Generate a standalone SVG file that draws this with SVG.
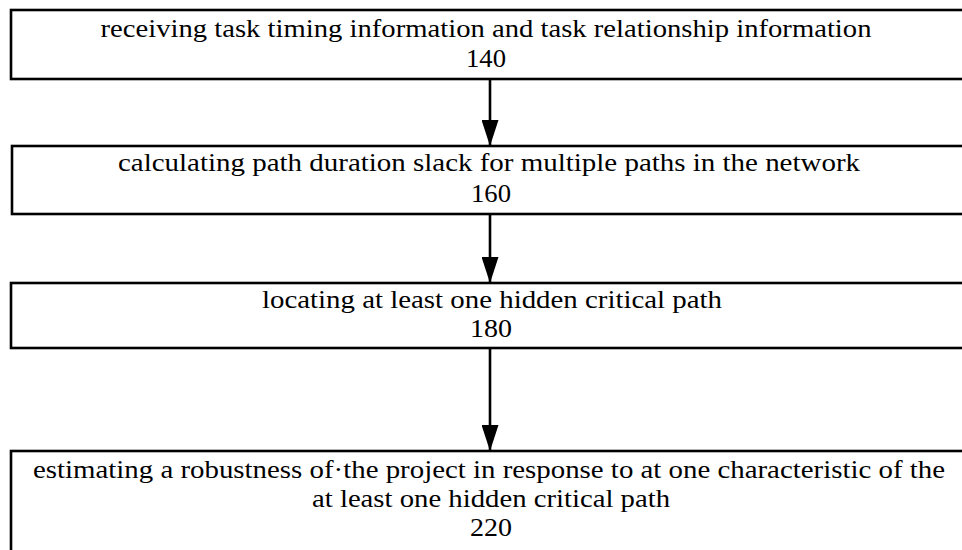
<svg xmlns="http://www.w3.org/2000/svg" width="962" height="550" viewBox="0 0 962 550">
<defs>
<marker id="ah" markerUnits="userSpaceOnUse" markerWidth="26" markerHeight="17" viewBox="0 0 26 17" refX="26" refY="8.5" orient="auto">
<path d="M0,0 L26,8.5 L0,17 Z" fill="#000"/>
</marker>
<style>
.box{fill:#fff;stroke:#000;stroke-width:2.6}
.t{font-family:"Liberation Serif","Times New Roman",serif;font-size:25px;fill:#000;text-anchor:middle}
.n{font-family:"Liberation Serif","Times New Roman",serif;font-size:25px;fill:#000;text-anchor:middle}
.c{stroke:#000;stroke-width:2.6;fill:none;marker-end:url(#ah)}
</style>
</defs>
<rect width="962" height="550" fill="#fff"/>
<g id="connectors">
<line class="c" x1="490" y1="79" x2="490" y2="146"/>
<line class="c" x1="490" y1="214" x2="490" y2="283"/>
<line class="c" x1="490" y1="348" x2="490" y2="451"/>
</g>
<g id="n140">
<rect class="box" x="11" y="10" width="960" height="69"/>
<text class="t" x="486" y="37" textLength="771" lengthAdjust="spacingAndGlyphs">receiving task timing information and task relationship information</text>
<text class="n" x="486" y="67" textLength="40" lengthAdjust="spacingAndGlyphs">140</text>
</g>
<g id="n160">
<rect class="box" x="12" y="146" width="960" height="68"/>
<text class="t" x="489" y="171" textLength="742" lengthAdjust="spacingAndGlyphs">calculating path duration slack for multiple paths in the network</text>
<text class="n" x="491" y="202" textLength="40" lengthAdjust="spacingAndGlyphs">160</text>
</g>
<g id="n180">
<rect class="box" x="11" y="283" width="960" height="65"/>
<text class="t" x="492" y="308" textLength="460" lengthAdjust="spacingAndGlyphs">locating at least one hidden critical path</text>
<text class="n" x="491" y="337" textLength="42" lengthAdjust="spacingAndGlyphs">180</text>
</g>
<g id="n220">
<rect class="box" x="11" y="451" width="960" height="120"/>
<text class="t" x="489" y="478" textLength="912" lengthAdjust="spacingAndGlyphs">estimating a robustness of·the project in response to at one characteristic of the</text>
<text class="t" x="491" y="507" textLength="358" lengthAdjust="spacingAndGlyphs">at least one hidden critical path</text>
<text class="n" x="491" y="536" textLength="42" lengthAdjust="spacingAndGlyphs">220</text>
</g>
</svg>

# INSTRUCTION:
Set the data above down again exactly as given, with no pictures.

# TASK ANSWER:
Generate a standalone SVG file that draws this with SVG.
<svg xmlns="http://www.w3.org/2000/svg" width="962" height="550" viewBox="0 0 962 550">
<defs>
<marker id="ah" markerUnits="userSpaceOnUse" markerWidth="26" markerHeight="17" viewBox="0 0 26 17" refX="26" refY="8.5" orient="auto">
<path d="M0,0 L26,8.5 L0,17 Z" fill="#000"/>
</marker>
<style>
.box{fill:#fff;stroke:#000;stroke-width:2.6}
.t{font-family:"Liberation Serif","Times New Roman",serif;font-size:25px;fill:#000;text-anchor:middle}
.n{font-family:"Liberation Serif","Times New Roman",serif;font-size:25px;fill:#000;text-anchor:middle}
.c{stroke:#000;stroke-width:2.6;fill:none;marker-end:url(#ah)}
</style>
</defs>
<rect width="962" height="550" fill="#fff"/>
<g id="connectors">
<line class="c" x1="490" y1="79" x2="490" y2="146"/>
<line class="c" x1="490" y1="214" x2="490" y2="283"/>
<line class="c" x1="490" y1="348" x2="490" y2="451"/>
</g>
<g id="n140">
<rect class="box" x="11" y="10" width="960" height="69"/>
<text class="t" x="486" y="37" textLength="771" lengthAdjust="spacingAndGlyphs">receiving task timing information and task relationship information</text>
<text class="n" x="486" y="67" textLength="40" lengthAdjust="spacingAndGlyphs">140</text>
</g>
<g id="n160">
<rect class="box" x="12" y="146" width="960" height="68"/>
<text class="t" x="489" y="171" textLength="742" lengthAdjust="spacingAndGlyphs">calculating path duration slack for multiple paths in the network</text>
<text class="n" x="491" y="202" textLength="40" lengthAdjust="spacingAndGlyphs">160</text>
</g>
<g id="n180">
<rect class="box" x="11" y="283" width="960" height="65"/>
<text class="t" x="492" y="308" textLength="460" lengthAdjust="spacingAndGlyphs">locating at least one hidden critical path</text>
<text class="n" x="491" y="337" textLength="42" lengthAdjust="spacingAndGlyphs">180</text>
</g>
<g id="n220">
<rect class="box" x="11" y="451" width="960" height="120"/>
<text class="t" x="489" y="478" textLength="912" lengthAdjust="spacingAndGlyphs">estimating a robustness of·the project in response to at one characteristic of the</text>
<text class="t" x="491" y="507" textLength="358" lengthAdjust="spacingAndGlyphs">at least one hidden critical path</text>
<text class="n" x="491" y="536" textLength="42" lengthAdjust="spacingAndGlyphs">220</text>
</g>
</svg>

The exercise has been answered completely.